Gilder, who Thiel called a “friendly rival”, offered a different look at the technological progress of energy: “Peter’s worried about energy. I’m not worried about energy at all. I never imagined that clean tech was a reasonable project for America when we have oil and gas in huge quantities…enough natural gas has been [discovered] to support the U.S. economy for the next 200 years.”
Gilder used this anecdote as a jumping point for a discussion into the positive role modern technology has played in expanding economic growth in the United States through scalability of platforms. Like Thiel, Gilder argued that government often served as an impeding role in the growth of technology, at times suggesting that issues like global warming were distracting from modern scientific progress.
With regards to transportation, Gilder commented that “air travel is one of the most stupendous successes technologically that I’ve experienced in my life, and it’s still improving rapidly.” He then segued into a discussion of nanotechnology, calling it “a delusion” in the mechanical sense, but suggesting that nanotechnology has opportunities outside the realm of nanobots and micromachines: he acknowledged investing in a company that has begun experimenting with carbon nanotubes to filter water.
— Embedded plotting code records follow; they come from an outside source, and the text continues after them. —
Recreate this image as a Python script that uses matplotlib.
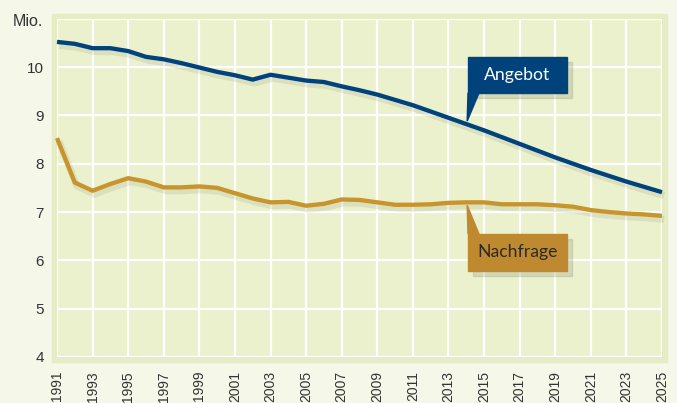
import numpy as np
import matplotlib
matplotlib.use("Agg")
import matplotlib.pyplot as plt
import matplotlib.patheffects as pe
from matplotlib.patches import Rectangle, Polygon

# values (Mio.)
years = list(range(1991, 2026))
angebot = [10.52, 10.48, 10.39, 10.39, 10.33, 10.21, 10.16, 10.08, 9.99, 9.90,
           9.83, 9.74, 9.84, 9.78, 9.72, 9.69, 9.60, 9.52, 9.43, 9.32,
           9.21, 9.08, 8.95, 8.82, 8.69, 8.55, 8.41, 8.27, 8.13, 8.00,
           7.87, 7.75, 7.63, 7.52, 7.41]
nachfrage = [8.53, 7.61, 7.44, 7.58, 7.70, 7.63, 7.51, 7.51, 7.53, 7.50,
             7.39, 7.28, 7.20, 7.21, 7.13, 7.17, 7.26, 7.25, 7.20, 7.15,
             7.15, 7.16, 7.19, 7.20, 7.20, 7.16, 7.16, 7.16, 7.14, 7.11,
             7.04, 7.00, 6.97, 6.95, 6.92]
yticks = [4, 5, 6, 7, 8, 9, 10]
xticks = list(range(1991, 2026, 2))

blue = "#00437c"
gold = "#c8952c"
tick_font = ['Liberation Sans', 'DejaVu Sans']
label_font = ['Lato', 'DejaVu Sans']
plt.rcParams['font.family'] = tick_font

fig = plt.figure(figsize=(6.77, 4.03), dpi=100, facecolor="#f5f7e9")
W, H = 677, 403
ax = fig.add_axes([57 / W, 1 - 357 / H, (662 - 57) / W, (357 - 18.7) / H])

# light frame around the plot area (behind the axes)
fig.patches.append(Rectangle((52 / W, 1 - 362 / H), 615 / W, 348 / H,
                             transform=fig.transFigure, color="#e6ecc6", zorder=-1))

ax.set_facecolor("#ebf1cd")
ax.set_xlim(1991, 2025)
ax.set_ylim(4, 11)
ax.set_xticks(xticks)
ax.set_xticklabels([str(x) for x in xticks], rotation=90, fontsize=10, color="#333333")
ax.set_yticks(yticks + [11])
ax.set_yticklabels([str(y) for y in yticks] + [""], fontsize=11, color="#333333")
ax.tick_params(axis="x", length=0, pad=10)
ax.tick_params(axis="y", length=0, pad=9.5)
ax.grid(True, color="white", lw=1.6)
for s in ax.spines.values():
    s.set_visible(False)

shadow = [pe.SimpleLineShadow(offset=(1.5, -2.5), shadow_color="#8f9478", alpha=0.18, linewidth=5),
          pe.Normal()]
ax.plot(years, angebot, color=blue, lw=3.1, solid_capstyle="butt",
        path_effects=shadow, zorder=3, clip_on=False)
ax.plot(years, nachfrage, color=gold, lw=3.1, solid_capstyle="butt",
        path_effects=shadow, zorder=3, clip_on=False)

fig.text(13 / W, 1 - 21 / H, "Mio.", fontsize=11.5, color="#333333", va="center")


def px(x, y):
    # pixel coords (top-left origin) -> figure fraction
    return (x / W, 1 - y / H)


def callout(x0, y0, x1, y1, tip_year, tip_val, color, txt, tcolor, up):
    sh = Rectangle(px(x0 + 5, y1 + 5), (x1 - x0) / W, (y1 - y0) / H,
                   transform=fig.transFigure, color="#8a8f70", alpha=0.25, zorder=4)
    fig.patches.append(sh)
    box = Rectangle(px(x0, y1), (x1 - x0) / W, (y1 - y0) / H,
                    transform=fig.transFigure, color=color, zorder=5)
    fig.patches.append(box)
    tip = fig.transFigure.inverted().transform(ax.transData.transform((tip_year, tip_val)))
    base_y = y1 if up else y0
    tri = Polygon([px(x0, base_y), px(x0 + 11, base_y), tuple(tip)], closed=True,
                  transform=fig.transFigure, color=color, zorder=5)
    fig.patches.append(tri)
    fig.text((x0 + x1) / 2 / W, 1 - (y0 + y1) / 2 / H, txt, color=tcolor, fontsize=12.7,
             family=label_font, ha="center", va="center", zorder=6)


callout(468, 57, 567, 93, 2014.05, 8.88, blue, "Angebot", "white", True)
callout(468, 234, 567, 271, 2014.05, 7.14, "#bf8a2f", "Nachfrage", "#2a2a2a", False)

fig.savefig("out.png", dpi=100, facecolor=fig.get_facecolor())
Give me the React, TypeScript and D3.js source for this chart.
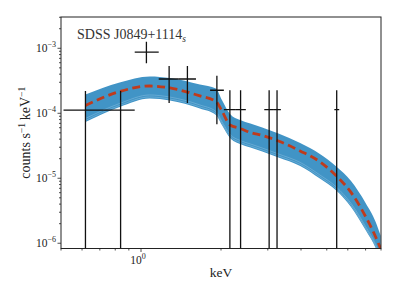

One of Gilder’s strangest moments during the conversation was a moment where he claimed that “we’ve started worshiping trees again, and we became druids creating this sun engines around the country, and we really had a mania. I think this mania is coming to an end now.” This drew some chuckles from the audience.
While Thiel and Gilder discussed point and counterpoint back and forth, disagreeing on the central issue of whether or not the growth of technology was expanding or contracting, Gilder remarked at the end of his retort that on many of the issues, “I agree with Peter. I don’t want to seem to be too much of a push over, but I agree that culturally we’ve had this massive revulsion towards technology.”
The ISI announced at the close of the debate that they would be uploading the full video of the debate to their website, www.isi.org, shortly.